● What you are asked to do
Write the data below out exactly as it stands. Do not include the pictures.

● Given data
┄┄┄┄┄┄┄┄┄┄┄┄┄┄┄┄┄┄┄┄

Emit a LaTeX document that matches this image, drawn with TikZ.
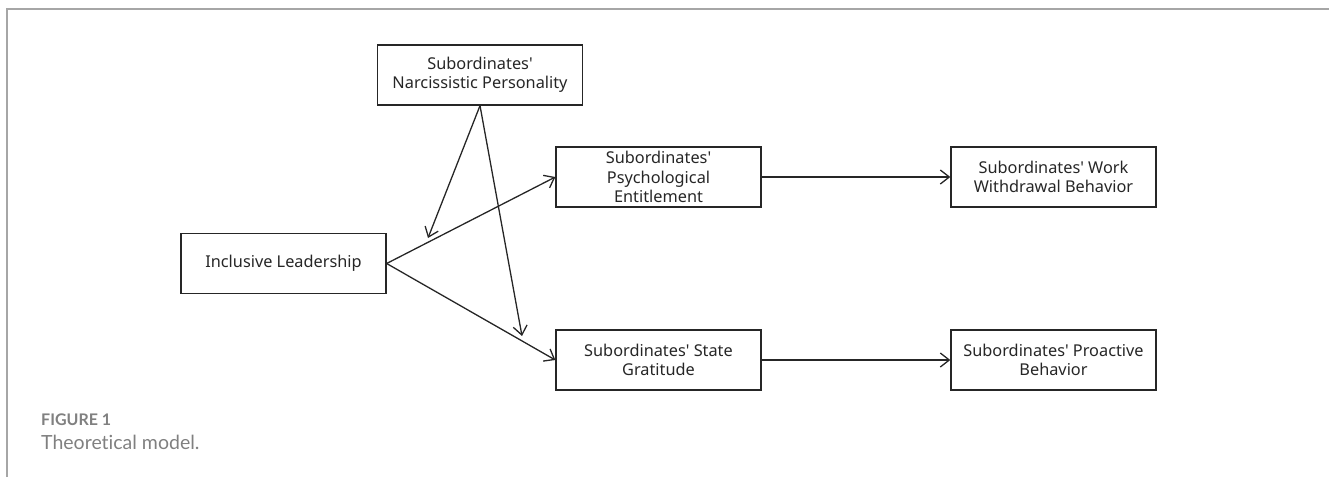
\documentclass[tikz,border=0pt]{standalone}
\usepackage{fontspec}
\setmainfont{Noto Sans}
\newfontfamily\capfont{Lato}[Ligatures=NoCommon]
\usetikzlibrary{arrows.meta}
\newcommand\ap{\textquotesingle}
\begin{document}
\begin{tikzpicture}[x=1pt,y=-1pt,
  box/.style={draw=black!85,line width=1.3pt,minimum width=205pt,minimum height=60pt,inner sep=0pt,align=center,font=\fontsize{16.3}{19.5}\selectfont,text=black!85},
  arr/.style={line width=1.3pt,draw=black!85,-{Straight Barb[length=9pt,width=14pt,line width=1.3pt]}}]
\useasboundingbox (0,0) rectangle (1329,477);
\draw[gray!70,line width=2pt] (7,477) -- (7,9) -- (1329,9);
\node[box] (np) at (480,75) {Subordinates\ap\\Narcissistic Personality};
\node[box] (pe) at (658.5,177) {Subordinates\ap\\Psychological\\Entitlement};
\node[box] (ww) at (1053.5,177) {Subordinates\ap{} Work\\Withdrawal Behavior};
\node[box] (il) at (283.5,263.5) {Inclusive Leadership};
\node[box] (sg) at (658.5,360) {Subordinates\ap{} State\\Gratitude};
\node[box] (pa) at (1053.5,360) {Subordinates\ap{} Proactive\\Behavior};
\coordinate (m1) at (428,238);
\coordinate (m2) at (522,336);
\draw[arr] (il.east) -- (pe.west);
\draw[arr] (il.east) -- (sg.west);
\draw[arr] (np.south) -- (m1);
\draw[arr] (np.south) -- (m2);
\draw[arr] (pe.east) -- (ww.west);
\draw[arr] (sg.east) -- (pa.west);
\node[anchor=base west,inner sep=0pt,text=gray,font=\capfont\bfseries\fontsize{16}{18}\selectfont] (fig) at (41,425) {FIGURE 1};
\node[anchor=base west,inner sep=0pt,text=gray,font=\capfont\fontsize{19.5}{22}\selectfont] (cap) at (41,449) {Theoretical model.};
\end{tikzpicture}
\end{document}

┄┄┄┄┄┄┄┄┄┄┄┄┄┄┄┄┄┄┄┄

● In response
Emit a LaTeX document that matches this image, drawn with TikZ.
\documentclass[tikz,border=0pt]{standalone}
\usepackage{fontspec}
\setmainfont{Noto Sans}
\newfontfamily\capfont{Lato}[Ligatures=NoCommon]
\usetikzlibrary{arrows.meta}
\newcommand\ap{\textquotesingle}
\begin{document}
\begin{tikzpicture}[x=1pt,y=-1pt,
  box/.style={draw=black!85,line width=1.3pt,minimum width=205pt,minimum height=60pt,inner sep=0pt,align=center,font=\fontsize{16.3}{19.5}\selectfont,text=black!85},
  arr/.style={line width=1.3pt,draw=black!85,-{Straight Barb[length=9pt,width=14pt,line width=1.3pt]}}]
\useasboundingbox (0,0) rectangle (1329,477);
\draw[gray!70,line width=2pt] (7,477) -- (7,9) -- (1329,9);
\node[box] (np) at (480,75) {Subordinates\ap\\Narcissistic Personality};
\node[box] (pe) at (658.5,177) {Subordinates\ap\\Psychological\\Entitlement};
\node[box] (ww) at (1053.5,177) {Subordinates\ap{} Work\\Withdrawal Behavior};
\node[box] (il) at (283.5,263.5) {Inclusive Leadership};
\node[box] (sg) at (658.5,360) {Subordinates\ap{} State\\Gratitude};
\node[box] (pa) at (1053.5,360) {Subordinates\ap{} Proactive\\Behavior};
\coordinate (m1) at (428,238);
\coordinate (m2) at (522,336);
\draw[arr] (il.east) -- (pe.west);
\draw[arr] (il.east) -- (sg.west);
\draw[arr] (np.south) -- (m1);
\draw[arr] (np.south) -- (m2);
\draw[arr] (pe.east) -- (ww.west);
\draw[arr] (sg.east) -- (pa.west);
\node[anchor=base west,inner sep=0pt,text=gray,font=\capfont\bfseries\fontsize{16}{18}\selectfont] (fig) at (41,425) {FIGURE 1};
\node[anchor=base west,inner sep=0pt,text=gray,font=\capfont\fontsize{19.5}{22}\selectfont] (cap) at (41,449) {Theoretical model.};
\end{tikzpicture}
\end{document}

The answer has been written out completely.